One of the most talked-about announcements from last year's Google I/O developer conference, Android Instant Apps, are getting closer to production-ready status and they hold big potential for both consumer and internally-facing applications.
Rather than force users to install an app, Android Instant Apps are highly modularized and get streamed to users' devices from Google's Play infrastructure. Users can choose to install the app permanently, and existing Android apps don't need to be rewritten.
Developers starting new projects only need to maintain a single source code tree, while creating different builds for the installable and instant versions.
Instant Apps don't provide the full functional equivalence of an installable app, omitting background notifications andd services. Google says this is in order to meet user expectations of a streamed, uninstalled app. However, other important Android features, such as payments, location and identity are included in Instant Apps.

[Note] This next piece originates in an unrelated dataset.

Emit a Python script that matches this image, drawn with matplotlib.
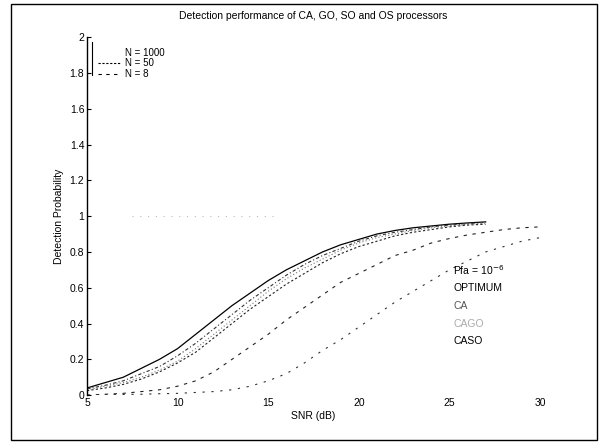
import numpy as np
import matplotlib.pyplot as plt
from matplotlib.lines import Line2D
from matplotlib.patches import Rectangle

plt.rcParams['font.family'] = ['Liberation Sans', 'DejaVu Sans']

# curve di rilevazione
snr = [5, 6, 7, 8, 9, 10, 11, 12, 13, 14, 15, 16, 17, 18, 19, 20, 21, 22, 23, 24, 25, 26, 27]
opt = [0.04, 0.07, 0.10, 0.15, 0.20, 0.26, 0.34, 0.42, 0.50, 0.57, 0.64, 0.70, 0.75, 0.80,
       0.84, 0.87, 0.90, 0.92, 0.935, 0.945, 0.955, 0.962, 0.968]
ca = [0.035, 0.055, 0.08, 0.12, 0.16, 0.22, 0.29, 0.37, 0.45, 0.53, 0.60, 0.67, 0.73, 0.78,
      0.82, 0.86, 0.89, 0.91, 0.925, 0.94, 0.95, 0.958, 0.965]
cago = [0.03, 0.05, 0.07, 0.10, 0.14, 0.19, 0.26, 0.34, 0.42, 0.50, 0.58, 0.65, 0.71, 0.76,
        0.81, 0.85, 0.88, 0.90, 0.92, 0.935, 0.945, 0.955, 0.962]
caso = [0.025, 0.04, 0.06, 0.09, 0.13, 0.18, 0.24, 0.32, 0.40, 0.48, 0.55, 0.62, 0.68, 0.74,
        0.79, 0.83, 0.86, 0.89, 0.91, 0.925, 0.94, 0.95, 0.955]

snr_b = [5, 6, 7, 8, 9, 10, 11, 12, 13, 14, 15, 16, 17, 18, 19, 20, 21, 22, 23, 24, 25, 26, 27, 28, 29, 30]
n50 = [0.0, 0.005, 0.01, 0.02, 0.03, 0.05, 0.08, 0.13, 0.20, 0.27, 0.34, 0.42, 0.49, 0.56,
       0.63, 0.68, 0.73, 0.78, 0.81, 0.85, 0.875, 0.895, 0.91, 0.925, 0.935, 0.94]
n8 = [0.0, 0.002, 0.004, 0.005, 0.008, 0.01, 0.015, 0.02, 0.03, 0.05, 0.08, 0.12, 0.18, 0.25,
      0.31, 0.38, 0.45, 0.52, 0.58, 0.64, 0.70, 0.75, 0.80, 0.83, 0.86, 0.88]

# linea grigia a 1 (residuo della scansione)
ref_x = [7.5, 15.5]
ref_y = [1.0, 1.0]

etichette = ["Pfa = 10$^{-6}$", "OPTIMUM", "CA", "CAGO", "CASO"]
etich_y = [0.70, 0.60, 0.50, 0.40, 0.30]
etich_col = ['black', 'black', '#555555', '#aaaaaa', 'black']

fig = plt.figure(figsize=(6, 4.42), dpi=100)
ax = fig.add_axes([0.145, 0.106, 0.755, 0.81])

ax.plot(ref_x, ref_y, color='#bbbbbb', linestyle=(0, (1, 6)), linewidth=0.8)
ax.plot(snr, opt, color='black', linestyle='-', linewidth=0.9)
ax.plot(snr, ca, color='#333333', linestyle=(0, (3, 2, 1, 2)), linewidth=0.8)
ax.plot(snr, cago, color='#777777', linestyle=(0, (1, 2)), linewidth=0.8)
ax.plot(snr, caso, color='#222222', linestyle=(0, (2, 2)), linewidth=0.8)
ax.plot(snr_b, n50, color='#222222', linestyle=(0, (3, 5)), linewidth=0.8)
ax.plot(snr_b, n8, color='#333333', linestyle=(0, (2, 6)), linewidth=0.8)

for t, y, c in zip(etichette, etich_y, etich_col):
    ax.text(25.2, y, t, fontsize=7.5, color=c, va='center', ha='left')

ax.set_xlim(5, 30)
ax.set_ylim(0, 2)
ax.set_xticks([5, 10, 15, 20, 25, 30])
ax.set_yticks(np.arange(0, 2.01, 0.2))
ax.set_yticklabels(['0', '0.2', '0.4', '0.6', '0.8', '1', '1.2', '1.4', '1.6', '1.8', '2'])
ax.tick_params(direction='in', labelsize=7.5, length=3, pad=2)
ax.tick_params(axis='x', length=0)
for s in ['top', 'right', 'bottom']:
    ax.spines[s].set_visible(False)
ax.spines['left'].set_linewidth(1.0)

ax.set_xlabel("SNR (dB)", fontsize=7.5, labelpad=2)
ax.set_ylabel("Detection Probability", fontsize=7.5, labelpad=4)
ax.set_title("Detection performance of CA, GO, SO and OS processors", fontsize=7.5, pad=13)

handles = [Line2D([], [], linestyle='none'),
           Line2D([], [], color='black', linestyle=(0, (2, 1.5)), linewidth=0.8),
           Line2D([], [], color='black', linestyle=(0, (3, 4)), linewidth=0.8)]
leg = ax.legend(handles, ["N = 1000", "N = 50", "N = 8"], loc='upper left',
                bbox_to_anchor=(0.01, 0.99), fontsize=7, frameon=False,
                handlelength=2.2, handletextpad=0.5, labelspacing=0.1, borderpad=0.2)
# barra verticale a sinistra della legenda
ax.plot([0.012, 0.012], [0.895, 0.985], transform=ax.transAxes, color='black', linewidth=0.8)

# cornice esterna della figura
fig.patches.append(Rectangle((0.018, 0.005), 0.977, 0.985, transform=fig.transFigure,
                             fill=False, edgecolor='black', linewidth=1.0))

plt.savefig("out.png", dpi=100)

Google has been working with a "small number of developers to refine the user and developer experiences," the company said in a blog post. "Today, a few of these Instant Apps will be available to Android users for the first time in a limited test, including apps from BuzzFeed, Wish, Periscope, and Viki. By collecting user feedback and iterating on the product, we’ll be able to expand the experience to more apps and more users."
Thousands of developers have shown interest in Instant Apps and more information will be released later this year, the blog adds. There are steps Android developers can take now to prepare existing apps for Instant, such as cleaning up bulky code and removing features that would be unsupported in the initial version of Instant Apps.
The overall point of Instant Apps is to blur the line between static web pages and a full-featured, installed mobile app—the latter of which users may not want to install or even have room for on their devices. For this reason, the benefits of consumer-facing Instant Apps are obvious.
There's good reason for enterprises to be excited about the Instant Apps concept, says Constellation Research VP and principal analyst Holger Mueller.
"For enterprises, it is interesting as it basically means something like VDI comes to the smartphone," he says. "Users don't have to wait to install an app, have permissions, use up storage or risk accidentally deleting it. Now they can be provisioned in an easy, lightweight way. There are also a lot of security advantages, since otherwise with installed apps a lot of MDM (mobile device management) would be needed. The question is: can Google get enough app builders to endorse this? Some enterprise use cases, such as HCM, are ideal for this kind of app delivery."